The preparation of the fish and the vinegared rice featuring an accented sour flavor have both been passed down from his mentor Jiro Ono. While maintaining the same style, three types of vinegar are used instead of just one, making it milder with just a hint of sourness. The sushi rice has a skin temperature, and interestingly, its acidity is perceived differently depending on the ingredients. The boiled soy sauce has evolved into a slightly milder and gentler flavor. Additionally, Masuda has also adopted a unique method of blending the regular rice and the old rice, which is cooked all at once in a broad-rimmed cooking pot. He has firmly established his originality by incorporating the techniques of the famous restaurant.

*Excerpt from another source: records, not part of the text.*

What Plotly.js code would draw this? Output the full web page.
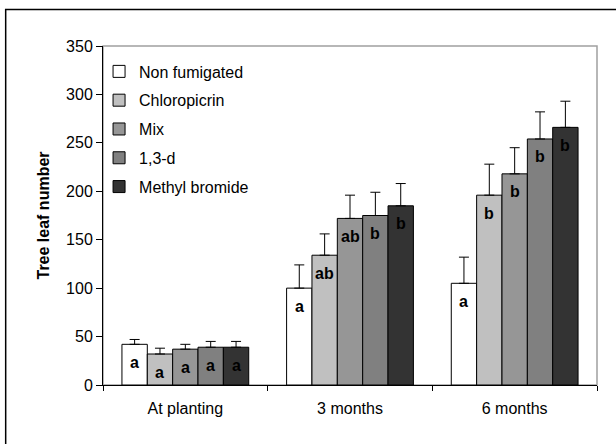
<!DOCTYPE html>
<html><head><meta charset="utf-8">
<script src="https://cdn.plot.ly/plotly-3.0.1.min.js"></script>
<style>html,body{margin:0;padding:0;background:#fff}#chart{width:616px;height:444px}</style>
</head><body><div id="chart"></div>
<script>
const categories = ["At planting", "3 months", "6 months"];
const seriesNames = ["Non fumigated", "Chloropicrin", "Mix", "1,3-d", "Methyl bromide"];
const nonFumigated = [42, 100, 105];
const chloropicrin = [32, 134, 196];
const mix = [37, 172, 218];
const d13 = [39, 175, 254];
const methylBromide = [39, 185, 266];
const errNonFumigated = [5, 24, 27];
const errChloropicrin = [6, 22, 32];
const errMix = [5, 24, 27];
const errD13 = [6, 24, 28];
const errMethylBromide = [6, 23, 27];
const lettersNonFumigated = ["a", "a", "a"];
const lettersChloropicrin = ["a", "ab", "b"];
const lettersMix = ["a", "ab", "b"];
const lettersD13 = ["a", "b", "b"];
const lettersMethylBromide = ["a", "b", "b"];

const values = [nonFumigated, chloropicrin, mix, d13, methylBromide];
const errors = [errNonFumigated, errChloropicrin, errMix, errD13, errMethylBromide];
const letters = [lettersNonFumigated, lettersChloropicrin, lettersMix, lettersD13, lettersMethylBromide];
const colors = ["#ffffff", "#c0c0c0", "#969696", "#808080", "#333333"];
const bargap = 0.23;
const font = "Liberation Sans, Arial, sans-serif";

const traces = seriesNames.map((name, i) => ({
  type: "bar", name: name, x: categories, y: values[i],
  legendgroup: "g" + i,
  marker: {color: colors[i], line: {color: "#000", width: 1}},
  error_y: {type: "data", array: errors[i], arrayminus: errors[i].map(() => 0), symmetric: false,
            color: "#000", thickness: 1, width: 5},
  hoverinfo: "none"
}));

const annotations = [];
const bw = (1 - bargap) / seriesNames.length;
seriesNames.forEach((name, i) => {
  categories.forEach((c, j) => {
    annotations.push({
      x: j + (i - (seriesNames.length - 1) / 2) * bw, y: values[i][j],
      xref: "x", yref: "y", text: "<b>" + letters[i][j] + "</b>", showarrow: false,
      yshift: -18, font: {family: font, size: 16, color: "#000"}
    });
  });
});

const layout = {
  width: 616, height: 444,
  margin: {l: 103, r: 19, t: 46, b: 59},
  paper_bgcolor: "#fff", plot_bgcolor: "#fff",
  font: {family: font, size: 16, color: "#000"},
  barmode: "group", bargap: bargap, bargroupgap: 0,
  showlegend: true,
  legend: {x: -0.008, y: 0.975, xanchor: "left", yanchor: "top", bgcolor: "rgba(0,0,0,0)",
           itemwidth: 30, font: {family: font, size: 16, color: "#000"}, tracegroupgap: 5, traceorder: "grouped"},
  xaxis: {type: "category", showline: true, linecolor: "#000", linewidth: 1,
          ticks: "outside", tickson: "boundaries", ticklen: 5, tickcolor: "#000",
          showgrid: false, zeroline: false, tickfont: {size: 16}, ticklabelstandoff: 9},
  yaxis: {range: [0, 350], dtick: 50, showline: true, linecolor: "#000", linewidth: 1,
          ticks: "outside", ticklen: 6, tickcolor: "#000", showgrid: false, zeroline: false,
          tickfont: {size: 16},
          title: {text: "<b>Tree leaf number</b>", font: {family: font, size: 16}, standoff: 12}},
  annotations: annotations,
  shapes: [
    {type: "rect", xref: "paper", yref: "paper", x0: 0, x1: 1, y0: 0, y1: 1,
     line: {color: "#a0a0a0", width: 1.5}, layer: "below"},
    {type: "rect", xref: "paper", yref: "paper", x0: -0.197, x1: 1.2, y0: -0.3, y1: 1.1077,
     line: {color: "#000", width: 1.5}, layer: "below"}
  ]
};

Plotly.newPlot("chart", traces, layout, {staticPlot: true});
</script></body></html>
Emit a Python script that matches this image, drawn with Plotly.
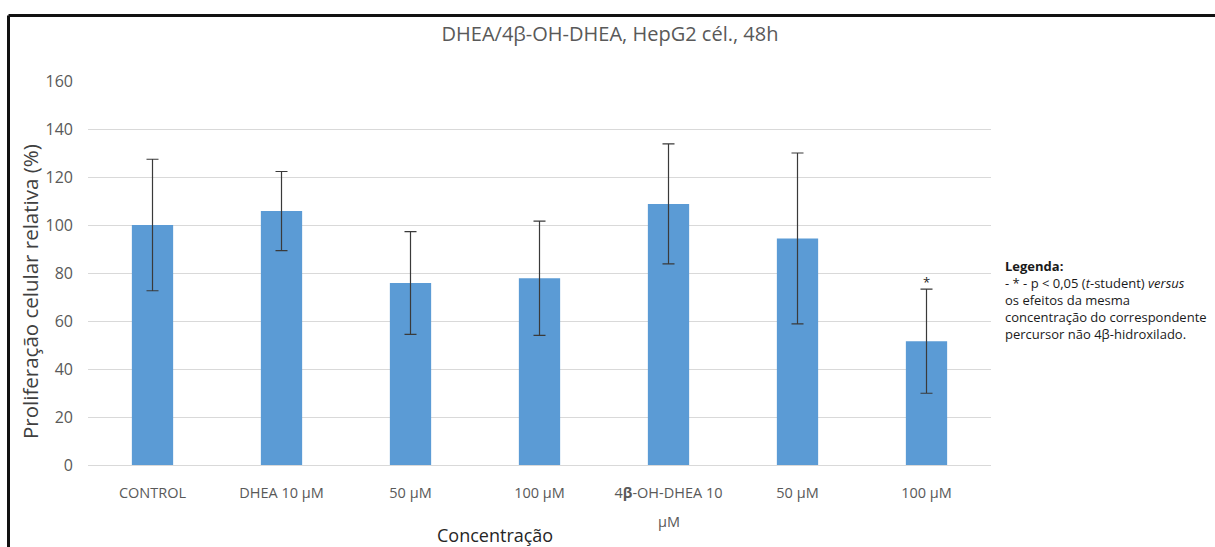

When the nigiri is placed on the plate in front of the guests, it “sinks", because it contains just the right amount of air while the chef holds it together. The sensation of its crumbling in the mouth is superb.
Medium fatty tuna
On this day, the tuna was from Yamaguchi Prefecture, weighing 144 kg. Fatty and aromatic.
Bafun sea urchin from Nemuro, Hokkaido. Served as a gunkan-style maki with a generous amount on top.
From Tsushima. Boiled to a soft and fluffy finish. Its broth is used for the sauce.
Made with Shiba shrimp and served in place of dessert. It is sweetened with sugar and mirin and cooked for over an hour.
He is particular about the sake ware, so that the guests may further enjoy drinking it. The photo shows only a small part of the collection, but he has prepared a large number for the opening. He serves the cups suited to the appearance of each guest, selecting from the sophisticated to ruggedly elegant types in the collection. In addition to the vases for arranging Japanese flowers and art objects, he meticulously picks the small plates for the sliced gingers with the utmost care, ensuring every detail is a delight to the eyes.
The tableware selection is mainly from contemporary artists such as Taro Tabuchi and Takashi Tanimoto, purchased from a specialty store in Kagurazaka.